Tahera Diamond‘s (TAH-T) Jericho diamond project in Nunavut took another step toward reality after the Kitikmeot Inuit Association formally signed an Inuit impact-benefit agreement.
The deal, which was agreed to in principle in December, ensures that local employment, training and business opportunities arising from construction and operation of the project will be provided to Nunavut Inuit, and outlines the special considerations and compensation that Tahera will provide regarding traditional, social and cultural matters.
Tahera says the signing is a clear indication of the enthusiastic support for its quest to develop Nunavut’s first diamond mine.

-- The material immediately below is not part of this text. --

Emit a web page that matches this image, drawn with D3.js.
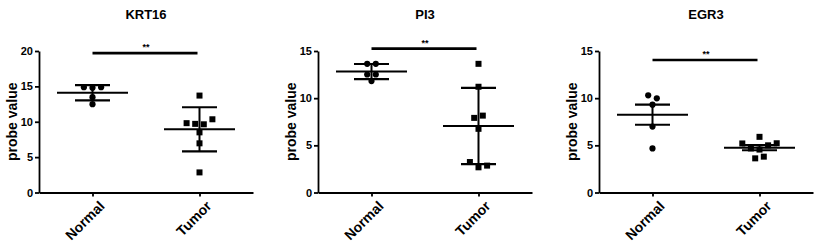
<!DOCTYPE html>
<html lang="en">
<head>
<meta charset="UTF-8">
<title>Probe values</title>
<script src="https://d3js.org/d3.v7.min.js"></script>
<style>
  body { margin: 0; padding: 0; background: #fff; }
  svg { display: block; font-family: "Liberation Sans", Arial, sans-serif; }
  .axis path, .axis line { stroke: #000; stroke-width: 1.8; }
  .axis text { font-size: 11px; font-weight: bold; fill: #000; }
</style>
</head>
<body>
<svg id="chart" width="818" height="245"></svg>
<script>
// values
const groups = ["Normal", "Tumor"];
const titles = ["KRT16", "PI3", "EGR3"];
const yMax = [20, 15, 15];
const yTicks = [[0, 5, 10, 15, 20], [0, 5, 10, 15], [0, 5, 10, 15]];

const krt16Normal = [14.88, 14.8, 14.88, 12.48, 13.47];
const krt16Tumor = [13.7, 9.8, 9.7, 9.64, 10.35, 8.5, 6.95, 2.84];
const pi3Normal = [13.64, 13.64, 12.51, 11.81, 12.51];
const pi3Tumor = [13.64, 11.21, 7.91, 8.15, 6.75, 3.23, 2.67, 2.85];
const egr3Normal = [10.3, 9.98, 9.31, 6.99, 4.67];
const egr3Tumor = [5.2, 4.67, 4.55, 5.0, 5.22, 5.9, 3.62, 3.8];

const errorKind = ["SD", "SD", "SEM"];
const sigLevel = [19.7, 15.25, 14.05];
const sigLabel = ["**", "**", "**"];

const panelData = [
  [krt16Normal, krt16Tumor],
  [pi3Normal, pi3Tumor],
  [egr3Normal, egr3Tumor]
];

const svg = d3.select("#chart");
const panelLeft = [39, 318, 599];
const plotTop = 51, plotBottom = 192.5, plotW = 214;
const slot = 8.6, rowGap = 5.5;

// GraphPad-like scatter: values close in height share a row and spread sideways
function swarm(values, y) {
  const order = d3.range(values.length).sort((a, b) => values[b] - values[a]);
  const rows = [];
  let cur = null, lastY = null;
  order.forEach(i => {
    const py = y(values[i]);
    if (cur && py - lastY <= rowGap) cur.push(i);
    else { cur = [i]; rows.push(cur); }
    lastY = py;
  });
  const off = [];
  rows.forEach(r => {
    r.sort((a, b) => a - b);
    r.forEach((i, k) => off[i] = (k - (r.length - 1) / 2) * slot);
  });
  return off;
}

panelData.forEach((data, p) => {
  const g = svg.append("g").attr("transform", `translate(${panelLeft[p]},0)`);
  const x = d3.scalePoint().domain(groups).range([0, plotW]).padding(0.5);
  const y = d3.scaleLinear().domain([0, yMax[p]]).range([plotBottom, plotTop]);

  g.append("g").attr("class", "axis")
    .call(d3.axisLeft(y).tickValues(yTicks[p]).tickSize(4).tickSizeOuter(0).tickPadding(2));

  const xa = g.append("g").attr("class", "axis")
    .attr("transform", `translate(0,${plotBottom})`)
    .call(d3.axisBottom(x).tickSize(4).tickSizeOuter(0));
  xa.selectAll("text")
    .style("font-size", "14px")
    .attr("text-anchor", "end")
    .attr("dy", "0.35em")
    .attr("transform", "translate(4,6) rotate(-45)");

  g.append("text")
    .attr("x", (x(groups[0]) + x(groups[1])) / 2)
    .attr("y", 18.5)
    .attr("text-anchor", "middle")
    .style("font-size", "13px").style("font-weight", "bold")
    .text(titles[p]);

  g.append("text")
    .attr("transform", `translate(-27,${(plotTop + plotBottom) / 2}) rotate(-90)`)
    .attr("text-anchor", "middle")
    .attr("dy", "0.35em")
    .style("font-size", "14px").style("font-weight", "bold")
    .text("probe value");

  data.forEach((vals, gi) => {
    const cx = x(groups[gi]);
    const m = d3.mean(vals);
    let e = d3.deviation(vals);
    if (errorKind[p] === "SEM") e = e / Math.sqrt(vals.length);

    const off = swarm(vals, y);
    if (gi === 0) {
      g.selectAll(null).data(vals).join("circle")
        .attr("cx", (d, i) => cx + off[i])
        .attr("cy", d => y(d))
        .attr("r", 3.1)
        .attr("fill", "#000");
    } else {
      g.selectAll(null).data(vals).join("rect")
        .attr("x", (d, i) => cx + off[i] - 3)
        .attr("y", d => y(d) - 3)
        .attr("width", 6).attr("height", 6)
        .attr("fill", "#000");
    }

    const ln = (x1, x2, y1, y2, w) => g.append("line")
      .attr("x1", x1).attr("x2", x2).attr("y1", y1).attr("y2", y2)
      .attr("stroke", "#000").attr("stroke-width", w);
    ln(cx - 35.5, cx + 35.5, y(m), y(m), 2);
    ln(cx - 17.5, cx + 17.5, y(m + e), y(m + e), 2.2);
    ln(cx - 17.5, cx + 17.5, y(m - e), y(m - e), 2.2);
    ln(cx, cx, y(m + e), y(m - e), 2);
  });

  const sy = y(sigLevel[p]);
  g.append("line")
    .attr("x1", x(groups[0])).attr("x2", x(groups[1]) - 2)
    .attr("y1", sy).attr("y2", sy)
    .attr("stroke", "#000").attr("stroke-width", 2.6);
  g.append("text")
    .attr("x", (x(groups[0]) + x(groups[1])) / 2)
    .attr("y", sy - 3)
    .attr("text-anchor", "middle")
    .style("font-size", "9px").style("font-weight", "bold")
    .text(sigLabel[p]);
});
</script>
</body>
</html>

The company still needs to obtain final permitting and regulatory approvals for construction, water permits, land leases, explosives permits and other associated operating licences. The company will focus its efforts on permitting and financing during the balance of the year. Construction is slated to begin in the first half of 2005.
Initially, plans at Jericho call for three years of seasonal open-pit production (April through December). Thereafter, the company will invest a year in underground mine development to facilitate two years of underground production. Finally, the operation will wind up with two years of processing stockpiled North Lobe ore. Jericho is expected to produce 3.1 million carats of diamonds over 8 years.
Jericho’s proposed $52.7-million 350-metre-by-400-metre pit will target 2 million tonnes of kimberlite grading 1.23 carats per tonne, or 2.4 million carats of diamond. The project is centred on the lone land-based Jericho kimberlite pipe, one of seven kimberlites discovered so far on the 840-sq.-km claim group. Overall, the Jericho pipe is home to an indicated and inferred resource of 7.1 million tonnes averaging 0.84 carat per tonne, or almost 6 million carats.
Including underground development and sustaining capital, the project price tag comes to $65.4 million. Life-of-mine operating costs are pegged at $56 per carat. Based on an average carat value of US$81, the project generates $365 million in revenue, and operating cash flow of $191 million, for a pre-tax internal rate of return of 32.7%.